--- OBJECTIVE ---
Show all lines holding the string "that".

--- SUPPLIED MATERIAL ---
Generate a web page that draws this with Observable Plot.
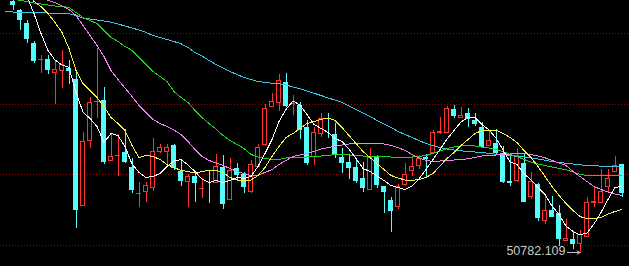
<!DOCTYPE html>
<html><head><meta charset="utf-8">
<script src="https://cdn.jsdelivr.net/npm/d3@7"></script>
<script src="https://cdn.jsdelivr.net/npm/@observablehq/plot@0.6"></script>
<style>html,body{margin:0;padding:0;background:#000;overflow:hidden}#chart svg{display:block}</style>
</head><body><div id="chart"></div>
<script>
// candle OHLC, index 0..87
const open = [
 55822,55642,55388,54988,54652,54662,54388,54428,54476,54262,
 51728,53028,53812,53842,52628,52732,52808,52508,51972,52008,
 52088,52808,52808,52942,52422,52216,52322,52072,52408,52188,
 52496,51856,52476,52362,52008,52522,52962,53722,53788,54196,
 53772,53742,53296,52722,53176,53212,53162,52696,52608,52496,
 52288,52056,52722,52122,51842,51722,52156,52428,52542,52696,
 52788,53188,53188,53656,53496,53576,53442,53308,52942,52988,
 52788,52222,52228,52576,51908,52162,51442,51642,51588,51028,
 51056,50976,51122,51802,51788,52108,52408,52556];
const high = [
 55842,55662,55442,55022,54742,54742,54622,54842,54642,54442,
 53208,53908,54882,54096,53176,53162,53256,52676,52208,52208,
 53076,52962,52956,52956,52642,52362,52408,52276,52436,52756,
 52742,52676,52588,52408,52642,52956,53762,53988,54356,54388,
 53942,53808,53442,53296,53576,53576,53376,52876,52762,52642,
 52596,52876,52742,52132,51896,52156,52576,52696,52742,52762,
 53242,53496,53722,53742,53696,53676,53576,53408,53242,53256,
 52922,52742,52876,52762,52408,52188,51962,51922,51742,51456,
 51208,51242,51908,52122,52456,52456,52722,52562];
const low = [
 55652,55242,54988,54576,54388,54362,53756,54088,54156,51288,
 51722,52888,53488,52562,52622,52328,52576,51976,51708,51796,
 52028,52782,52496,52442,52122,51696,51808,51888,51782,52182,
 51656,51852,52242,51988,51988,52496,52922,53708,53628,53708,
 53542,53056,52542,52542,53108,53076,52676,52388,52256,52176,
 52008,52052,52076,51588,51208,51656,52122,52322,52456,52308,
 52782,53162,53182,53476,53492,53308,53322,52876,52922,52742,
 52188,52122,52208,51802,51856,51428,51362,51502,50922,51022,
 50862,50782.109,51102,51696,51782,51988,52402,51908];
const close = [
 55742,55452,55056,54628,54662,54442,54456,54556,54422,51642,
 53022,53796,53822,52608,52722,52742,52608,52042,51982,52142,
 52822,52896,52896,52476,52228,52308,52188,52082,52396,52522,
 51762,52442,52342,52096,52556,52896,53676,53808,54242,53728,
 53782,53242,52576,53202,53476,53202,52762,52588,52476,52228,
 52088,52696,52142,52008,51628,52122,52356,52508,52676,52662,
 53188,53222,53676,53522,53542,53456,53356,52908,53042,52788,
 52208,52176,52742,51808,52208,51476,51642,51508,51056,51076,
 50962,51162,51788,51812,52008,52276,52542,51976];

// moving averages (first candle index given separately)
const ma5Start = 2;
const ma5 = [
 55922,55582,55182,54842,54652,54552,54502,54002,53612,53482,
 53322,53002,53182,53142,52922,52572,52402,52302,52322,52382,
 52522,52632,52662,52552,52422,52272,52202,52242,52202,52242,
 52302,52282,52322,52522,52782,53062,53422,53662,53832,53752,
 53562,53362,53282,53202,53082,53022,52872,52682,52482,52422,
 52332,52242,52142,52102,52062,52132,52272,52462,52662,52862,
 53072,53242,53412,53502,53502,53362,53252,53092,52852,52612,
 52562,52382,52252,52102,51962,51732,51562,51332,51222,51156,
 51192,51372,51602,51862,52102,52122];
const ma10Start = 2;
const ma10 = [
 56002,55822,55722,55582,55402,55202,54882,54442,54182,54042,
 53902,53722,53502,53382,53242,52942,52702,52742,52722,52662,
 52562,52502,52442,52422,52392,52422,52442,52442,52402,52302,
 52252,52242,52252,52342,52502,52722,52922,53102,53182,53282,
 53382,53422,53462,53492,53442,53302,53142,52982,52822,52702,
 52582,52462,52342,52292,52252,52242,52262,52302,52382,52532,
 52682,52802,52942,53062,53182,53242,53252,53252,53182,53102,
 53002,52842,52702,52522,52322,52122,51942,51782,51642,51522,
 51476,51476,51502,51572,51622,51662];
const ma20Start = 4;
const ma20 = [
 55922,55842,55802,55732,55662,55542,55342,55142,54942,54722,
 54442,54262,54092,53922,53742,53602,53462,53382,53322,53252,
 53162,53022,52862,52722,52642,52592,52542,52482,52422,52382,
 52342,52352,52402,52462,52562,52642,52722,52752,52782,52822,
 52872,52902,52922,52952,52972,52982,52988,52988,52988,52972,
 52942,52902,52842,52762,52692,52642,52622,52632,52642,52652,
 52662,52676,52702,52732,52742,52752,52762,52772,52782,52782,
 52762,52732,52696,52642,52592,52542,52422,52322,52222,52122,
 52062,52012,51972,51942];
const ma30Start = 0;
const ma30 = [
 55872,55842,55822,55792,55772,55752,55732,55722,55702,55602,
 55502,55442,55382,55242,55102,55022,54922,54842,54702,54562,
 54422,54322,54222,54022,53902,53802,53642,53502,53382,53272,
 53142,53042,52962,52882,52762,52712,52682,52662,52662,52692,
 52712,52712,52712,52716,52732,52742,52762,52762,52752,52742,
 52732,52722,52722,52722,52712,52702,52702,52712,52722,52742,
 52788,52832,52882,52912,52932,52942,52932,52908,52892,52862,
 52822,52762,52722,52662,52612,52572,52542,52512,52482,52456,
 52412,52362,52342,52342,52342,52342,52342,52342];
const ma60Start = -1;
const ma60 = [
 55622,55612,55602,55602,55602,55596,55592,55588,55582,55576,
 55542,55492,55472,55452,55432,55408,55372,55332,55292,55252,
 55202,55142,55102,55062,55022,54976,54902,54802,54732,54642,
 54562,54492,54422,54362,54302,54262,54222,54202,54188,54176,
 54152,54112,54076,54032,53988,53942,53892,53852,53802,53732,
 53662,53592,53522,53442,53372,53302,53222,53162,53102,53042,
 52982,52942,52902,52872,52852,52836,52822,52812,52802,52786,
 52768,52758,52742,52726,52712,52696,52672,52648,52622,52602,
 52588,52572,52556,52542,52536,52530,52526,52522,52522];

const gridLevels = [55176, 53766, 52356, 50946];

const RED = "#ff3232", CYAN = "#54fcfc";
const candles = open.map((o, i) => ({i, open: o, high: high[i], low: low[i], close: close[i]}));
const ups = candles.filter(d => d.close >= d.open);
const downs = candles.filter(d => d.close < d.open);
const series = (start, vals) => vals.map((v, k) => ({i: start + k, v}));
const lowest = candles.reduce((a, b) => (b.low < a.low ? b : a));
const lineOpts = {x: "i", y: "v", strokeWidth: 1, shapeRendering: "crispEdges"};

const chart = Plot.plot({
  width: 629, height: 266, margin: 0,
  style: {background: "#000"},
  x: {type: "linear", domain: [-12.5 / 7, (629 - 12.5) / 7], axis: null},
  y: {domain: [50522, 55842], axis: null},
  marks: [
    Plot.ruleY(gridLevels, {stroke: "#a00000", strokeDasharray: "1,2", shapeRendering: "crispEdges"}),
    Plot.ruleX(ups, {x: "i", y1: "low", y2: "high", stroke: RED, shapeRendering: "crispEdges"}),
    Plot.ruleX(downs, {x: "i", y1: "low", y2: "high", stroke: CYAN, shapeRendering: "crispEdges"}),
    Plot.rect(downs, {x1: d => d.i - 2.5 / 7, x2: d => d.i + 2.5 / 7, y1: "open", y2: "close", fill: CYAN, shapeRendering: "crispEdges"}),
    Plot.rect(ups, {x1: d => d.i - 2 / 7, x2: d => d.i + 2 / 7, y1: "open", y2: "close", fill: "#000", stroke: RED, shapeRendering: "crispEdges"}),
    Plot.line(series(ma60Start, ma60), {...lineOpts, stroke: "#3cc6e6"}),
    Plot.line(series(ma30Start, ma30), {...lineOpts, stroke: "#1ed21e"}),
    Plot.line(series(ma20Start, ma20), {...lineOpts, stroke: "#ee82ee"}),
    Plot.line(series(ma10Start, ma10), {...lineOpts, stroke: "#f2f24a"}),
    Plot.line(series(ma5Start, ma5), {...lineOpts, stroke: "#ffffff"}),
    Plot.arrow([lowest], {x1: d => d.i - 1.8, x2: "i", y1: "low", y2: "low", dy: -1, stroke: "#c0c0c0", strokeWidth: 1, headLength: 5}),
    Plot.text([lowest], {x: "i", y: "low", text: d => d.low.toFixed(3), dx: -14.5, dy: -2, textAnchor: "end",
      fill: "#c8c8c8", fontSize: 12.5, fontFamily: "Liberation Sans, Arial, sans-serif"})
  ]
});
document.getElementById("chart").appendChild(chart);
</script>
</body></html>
--
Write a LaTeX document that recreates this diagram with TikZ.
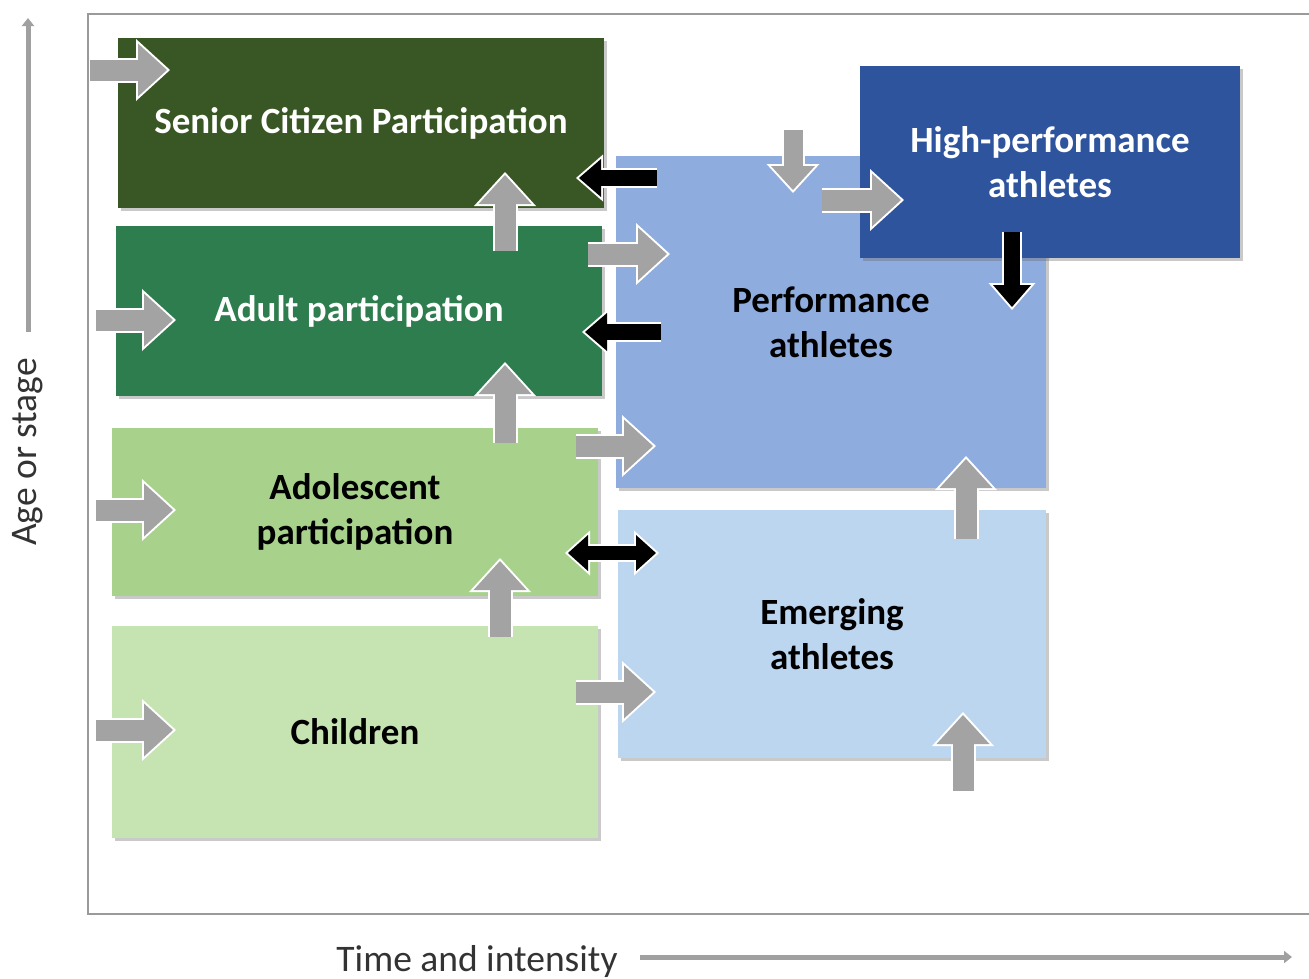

--- WORKED ANSWER ---
Generate a web page that draws this with Observable Plot.
Write a LaTeX document that recreates this diagram with TikZ.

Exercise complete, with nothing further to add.